Neal Adelman Releases Debut Album Soon
The singer-songwriter and playwright alumnus makes his recording debut, gathering a decade of songs into one album, with a hometown concert at the Bookstore.
Performance & Beer. Every ticket purchase comes with one beer of choice following the performance from the neighboring Brick Street Brewery, located on the east end of our Bookstore’s block at 224 E 4th Ave. 50% of every ticket purchase is a direct contribution to our Corsicana Artist & Writer Residency nonprofit.
Neal relocated to Corsicana from Las Cruces, New Mexico last summer, purchasing and restoring a bungalow neighboring the residency’s founders near downtown.

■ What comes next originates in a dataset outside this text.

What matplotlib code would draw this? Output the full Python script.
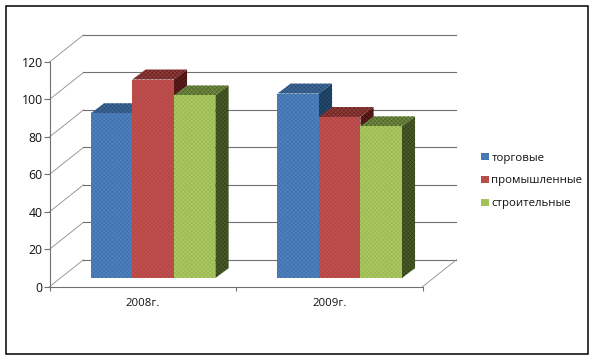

He has now released his debut album, Soon—a title that carries gentle yearning—its pared down compositions of guitar and vocals drawn from a decade of writing. A playwright by trade, Neal brings to his music the same instinct for pacing and cadence that defines his scripts, whose overlapping dialogue and rhythms are crafted to be read aloud. “I've always thought of plays as being very long songs,” he says.

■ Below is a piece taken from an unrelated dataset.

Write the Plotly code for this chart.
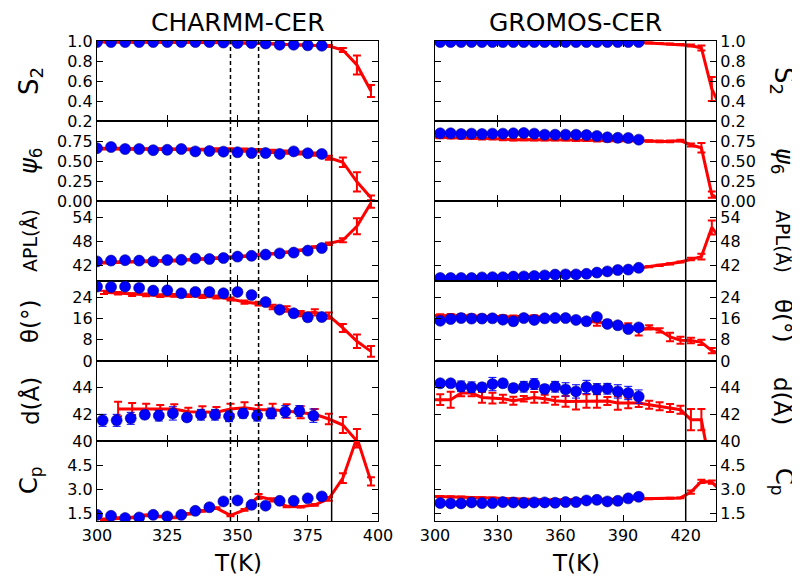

Soon explores masculinity and its inheritance—the ways ideas of manhood gleaned from imperfect models are rarely questioned. “The Hurricane Song,” which took almost a decade to complete, traces a narrator’s uneasy reckoning with a father's influence, debt and potential damage writ large across decades of decisions. “Simple Truths” enters into conversation with the notion that the very elements that form our foundation (as sons, as men) can also become our limits. Layered and unguarded, Soon is comfortable with ambivalence.
Neal describes his songwriting process as welcoming of surprise and creative vicissitude and aimed at narrative scope. He credits his move to Corsicana with fueling growth: “Being part of a creative community should be as much a priority as the work itself,” he says, “feeding into it and receiving nurturing from it.” Neal will celebrate the album’s release with a ticketed concert at Bookstore, sharing the bill with fellow Texas singer-songwriters Cameron Smith and Kevin Johnson, whose equally layered songs will shine in the venue's intimate listening-room setting.
“I never intended to make this album,” Neal says. And yet, here it is.